Espresso, kendi özel makinesiyle hazırlanan yoğun ve koyu bir İtalyan kahvesi. Aslında bizim “mırra” kahvesini andırır. Adını Arapça acı anlamına gelen “mur” kelimesinden alan ‘mırra’, Urfa’da Oxford olmadığı için bırak dünyayı Türkiye içinde bile kariyer yapamadı.

Cappucino, üzerine çırpılmış süt kreması köpüğü eklenen bir çeşit ‘espresso’dur. Adını, külahlı kahverengi pelerinler giyen Fransiskan keşişlerden alıyor. Bizim “kapşon” ya da “kapüşon” dediğimiz mont kaban başlığı da aslında aynı kökten gelen bir kelime. Üzerine kremalı süt köpüğü döküldüğünde aldığı görünüm bu keşişlerin görünümünü  andırdığı için bu içecek bu isimle anılıyor. “Latte” italyanca süt demek. Fiyakasını bozmayacaksam “Caffe Latte”nin , “sütlü kahve” anlamına geldiğini söyleyeyim. “Mocha” kahvenin kaynağı Yemen’in Moka şehrinden alıyor ismini. Latte’ye çikolata tozu ya da şeker katılarak hazırlanıyor. Nescafe ise hazır kahvenin dünyadaki jenerik ismi haline geldi. Oysa ki, Nestle firmasının özel markası ve Nestle ile Café kelimelerinin birleşmesinden oluşmuş.

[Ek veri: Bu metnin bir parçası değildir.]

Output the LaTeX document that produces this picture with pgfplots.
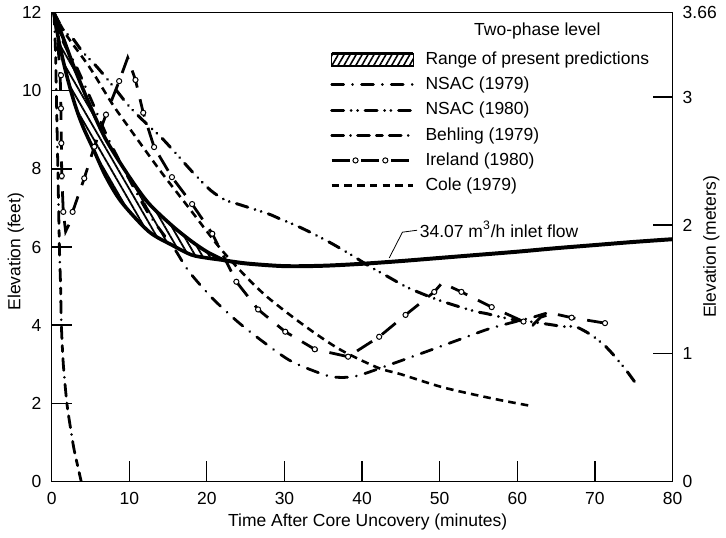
\documentclass[border=0pt]{standalone}
\usepackage{fontspec}
\setmainfont{Liberation Sans}
\usepackage{pgfplots}
\pgfplotsset{compat=1.18}
\usepgfplotslibrary{fillbetween}
\usetikzlibrary{patterns.meta}

\pgfplotsset{
 legline/.style={legend image code/.code={\draw[##1] (0pt,0pt) -- (41pt,0pt);}},
 legrange/.style={legend image code/.code={\fill[pattern={Lines[angle=60,distance=2.6pt,line width=0.8pt]}] (0pt,-3.2pt) rectangle (41pt,3.2pt); \draw[line width=1.4pt] (0pt,3.2pt)--(41pt,3.2pt) (0pt,-3.2pt)--(41pt,-3.2pt);}},
 legireland/.style={legend image code/.code={\draw[##1] (0pt,0pt) -- (41pt,0pt); \draw[solid,fill=white,line width=0.5pt] (12pt,0pt) circle (1.3pt) (27pt,0pt) circle (1.3pt);}},
 nsacA/.style={black, line width=1.4pt, line cap=round, dash pattern=on 6pt off 4.5pt on 0.01pt off 4.5pt},
 nsacB/.style={black, line width=1.5pt, line cap=round, dash pattern=on 6pt off 3.8pt on 0.01pt off 3.2pt on 0.01pt off 3.8pt},
 behling/.style={black, line width=1.4pt, line cap=round, dash pattern=on 6pt off 3.5pt on 0.01pt off 3.5pt on 6pt off 3.5pt on 3pt off 3.5pt},
 ireland/.style={black, line width=1.4pt, dash pattern=on 9pt off 6pt},
 cole/.style={black, line width=1.3pt, dash pattern=on 3.8pt off 2.6pt},
}

\begin{document}
\begin{tikzpicture}[font=\fontsize{8.8}{10.5}\selectfont]
\begin{axis}[
 at={(0,0)}, anchor=south west,
 width=312.5pt, height=235.75pt, scale only axis,
 xmin=0, xmax=80, ymin=0, ymax=12,
 xtick={0,10,...,80}, ytick={0,2,...,12},
 yticklabels={0,2,4,6,8,10,\raisebox{-2pt}{12}},
 tick align=inside, xtick pos=bottom, ytick pos=left,
 major tick length=10pt,
 axis line style={line width=0.6pt},
 tick style={line width=0.6pt, black},
 /pgf/number format/assume math mode=true,
 xticklabel style={yshift=-2pt},
 yticklabel style={xshift=-1.6pt},
 xlabel={Time After Core Uncovery (minutes)},
 ylabel={Elevation (feet)},
 xlabel style={at={(axis description cs:0.509,0)}, yshift=-20.75pt, anchor=center},
 ylabel style={at={(axis description cs:-0.0576,0.49)}, anchor=center},
 legend style={at={(0.448,0.926)}, anchor=north west, draw=none, fill=none, inner sep=0pt, row sep=0.8pt,
   /tikz/every odd column/.append style={column sep=3.5pt}},
 legend cell align=left,
]
% Range of present predictions (band)
\addplot[name path=U, black, line width=1.8pt, smooth, forget plot] coordinates {
(0.3,12)(1.5,11.35)(3,10.55)(5,9.6)(7,8.75)(10,7.8)(12.5,7.12)(15.5,6.55)(18,6.15)(20,5.88)(22.2,5.66)};
\addplot[name path=L, black, line width=1.8pt, smooth, forget plot] coordinates {
(0.3,12)(1,11.2)(2,10.35)(3,9.65)(4,9.1)(5.5,8.45)(7,7.8)(9,7.15)(12.5,6.4)(15.5,6.05)(18,5.8)(20,5.72)(22.2,5.66)};
\addplot[pattern={Lines[angle=-60,distance=3pt,line width=0.9pt]}, draw=none, forget plot] fill between[of=U and L];
% inlet flow line
\addplot[black, line width=2pt, smooth, forget plot] coordinates {
(22.2,5.66)(25,5.58)(30,5.51)(35,5.52)(40,5.57)(45,5.64)(50,5.72)(55,5.8)(60,5.88)(65,5.97)(70,6.05)(75,6.13)(80,6.2)};
% NSAC 1979
\addplot[nsacA, smooth, tension=0.5, forget plot] coordinates {
(0.3,12)(1.5,11.25)(3,10.7)(5.1,9.77)(7,8.9)(8.5,8.3)(10.5,7.55)(12.5,6.85)(14.5,6.3)(16,5.9)(17.7,5.37)(20.7,4.69)(24,4.08)(27.4,3.55)(30.9,3.07)(35.1,2.73)(37,2.66)(39.4,2.7)(43.5,2.98)(48,3.3)(52,3.59)(56.3,3.9)(60,4.1)(62,4.2)(64.5,4.35)};
% NSAC 1980
\addplot[nsacB, smooth, tension=0.5, forget plot] coordinates {
(0.3,12)(1.7,11.5)(2.5,11.4)(4,11.0)(5.9,10.6)(8,10.1)(10,9.6)(12,9.2)(14.2,8.79)(16,8.4)(18.2,7.91)(20.5,7.45)(22.4,7.2)(24,7.1)(27.9,6.85)(29.2,6.74)(31.5,6.55)(33.5,6.36)(36,6.1)(38.5,5.81)(41,5.5)(43.6,5.21)(46,4.95)(50,4.63)(54.4,4.36)(55.9,4.3)(58,4.2)(60,4.12)(62,4.08)(64,4.02)(66.1,3.96)(67.5,3.96)(69.5,3.75)(71.4,3.45)(72.2,3.28)(74,2.85)(75.5,2.44)};
% Behling 1979
\addplot[behling, smooth, tension=0.4, forget plot] coordinates {
(0.3,12)(0.5,11)(0.6,10)(0.8,8)(1.0,6)(1.15,5)(1.25,4)(1.5,3)(1.96,2)(2.4,1.4)(2.9,0.8)(3.8,0)};
% Ireland 1980
\addplot[ireland, forget plot] coordinates {
(0.3,12)(0.8,11.2)(1.1,10.4)(1.2,9.55)(1.25,8.66)(1.3,7.82)(1.5,6.9)(1.8,6.4)(2.3,6.6)(2.7,6.9)(4.2,7.76)(5.5,8.57)(7,9.39)(8.7,10.25)(9.8,10.85)(10.8,10.28)(11.8,9.44)(13.2,8.56)(15.5,7.79)(18.1,7.1)(20.7,6.34)(23.8,5.11)(26.6,4.4)(30.1,3.83)(33.9,3.38)(38.2,3.19)(42.2,3.7)(45.6,4.26)(49.3,4.85)(50.3,5.08)(52.8,4.85)(56.7,4.46)(60.8,4.09)(62,4.0)(63,4.2)(64.5,4.3)(67,4.19)(71.3,4.05)(72.5,4.21)};
\addplot[only marks, mark=*, mark size=1.3pt, mark options={solid, fill=white, draw=black, line width=0.5pt}, forget plot] coordinates {
(1.2,10.4)(1.2,9.55)(1.25,8.66)(1.3,7.82)(1.5,6.9)(2.7,6.9)(4.2,7.76)(5.5,8.57)(7,9.39)(8.7,10.25)(10.8,10.28)(11.8,9.44)(13.2,8.56)(15.5,7.79)(18.1,7.1)(20.7,6.34)(23.8,5.11)(26.6,4.4)(30.1,3.83)(33.9,3.38)(38.2,3.19)(42.2,3.7)(45.6,4.26)(49.3,4.85)(52.8,4.85)(56.7,4.46)(60.8,4.09)(67,4.19)(71.3,4.05)};
% Cole 1979
\addplot[cole, smooth, tension=0.5, forget plot] coordinates {
(0.3,12)(2,11.4)(4.9,10.6)(7.8,9.67)(10,9.05)(14,7.95)(17.7,7.0)(20,6.4)(22,5.9)(25,5.25)(27.9,4.7)(32.6,3.98)(37.1,3.38)(42,2.91)(45,2.74)(50.5,2.4)(57,2.11)(62,1.92)};
% legend
\addlegendimage{legrange}\addlegendentry{Range of present predictions}
\addlegendimage{nsacA, legline}\addlegendentry{NSAC (1979)}
\addlegendimage{nsacB, legline}\addlegendentry{NSAC (1980)}
\addlegendimage{behling, legline}\addlegendentry{Behling (1979)}
\addlegendimage{ireland, legireland}\addlegendentry{Ireland (1980)}
\addlegendimage{cole, legline}\addlegendentry{Cole (1979)}
% annotations
\node[anchor=west, inner sep=0pt] at (rel axis cs:0.68,0.962) {Two-phase level};
\draw[line width=0.4pt] (axis cs:43.5,5.72) -- (axis cs:45.2,6.38) -- (axis cs:47.1,6.43);
\node[anchor=west, inner sep=0pt] at (axis cs:47.4,6.45) {34.07 m\textsuperscript{3}/h inlet flow};
\end{axis}
\begin{axis}[
 at={(0,0)}, anchor=south west,
 width=312.5pt, height=235.75pt, scale only axis,
 xmin=0, xmax=80, ymin=0, ymax=3.6576,
 axis x line=none, axis y line*=right,
 ytick={0,1,2,3,3.6576}, yticklabels={0,1,2,3,\raisebox{-4.5pt}{3.66}},
 tick align=inside, major tick length=10pt,
 axis line style={line width=0.6pt},
 tick style={line width=0.6pt, black},
 /pgf/number format/assume math mode=true,
 yticklabel style={xshift=1.6pt},
 ylabel={Elevation (meters)},
 ylabel style={at={(axis description cs:1.0624,0.5)}, anchor=center},
]
\addplot[draw=none, forget plot] coordinates {(0,0)(80,3.6576)};
\end{axis}
\path (-26pt,-27.25pt) rectangle (337pt,240.75pt);
\end{tikzpicture}
\end{document}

Kahve kültürü, ABD’deki yerini ise güçlü şekilde korumaya devam ediyor. Bazı popüler televizyon dizilerinde bile, kahramanlar sürekli, kahvehanede geçirmekte vaktini. Örneğin, Türkiye’de de çok sayıda izleyicisi olan ünlü Friends dizisinin 6 kafadarı, boş vakitlerinin nerdeyse tamamını “Central Perk” adlı ‘kahvehane’de geçiriyordu. “Frasier” dizisinde de Frasier ve Niles kardeşler sürekli Café Nervosa’da bisküvi eşliğinde latte içerek sohbet ediyorlar. Yine, nerdeyse bütün Amerikan sinemasında polisler, acil yardım telsiz anonslarını ‘Dunkin Donuts’ta ‘bagel’ eşliğinde kahve içerken alıyor. İngiliz yazar Philip Nolan, Daily Mail gazetesinde yayınlanan bir yazısında, Friends ile Fraiser dizilerindeki kahramanların, bar ortamında değil de kahvehanede takılmalarının, son yıllarda İrlanda’da kahve kültürünün hızla yayılmasına yol açtığını yazmıştı.

Bizde kahvehaneler, artık kahve değil çay içilen yerler. Dahası pinekleyen tembel insan yatağı gibi resmedilerek bir kültür toptan mahkum edildi maalesef. Oysa ki her etnik ve kültürel arka plandan ağır abilerin ortak sabrının, ortak bekleyişinin, ortak dertlerinin, ortak sevinçlerinin, mezuniyeti 40 yıl süren mektebiydi kahvehane. Önce isyan ahlakı, sonra kahve, sonra da o abiler terketti kahvehaneyi. Önce çay, sonra kağıt, sonra da okeyciler oturdu onların yerine…

Eskiden kahvehane esnafımızın dilinde şu vardı:

Her seherde besmele ile açılır dükkanımız
Hazreti Şeyh Şazeli’dir pirimiz üstadımız!

Şimdilerde ise;

Kahve Seattle’dan gelir artık, yolları ırak;
Beş para yetmiyor, on para bırak!

Starbaksizasyon mahsulü tüketiciler olduk çıktık ya Hazreti Şeyh Şazeli… Medet!

NOT: Bu yazı ilk olarak 2009 yılında yayınlandı. Burada güncellendi.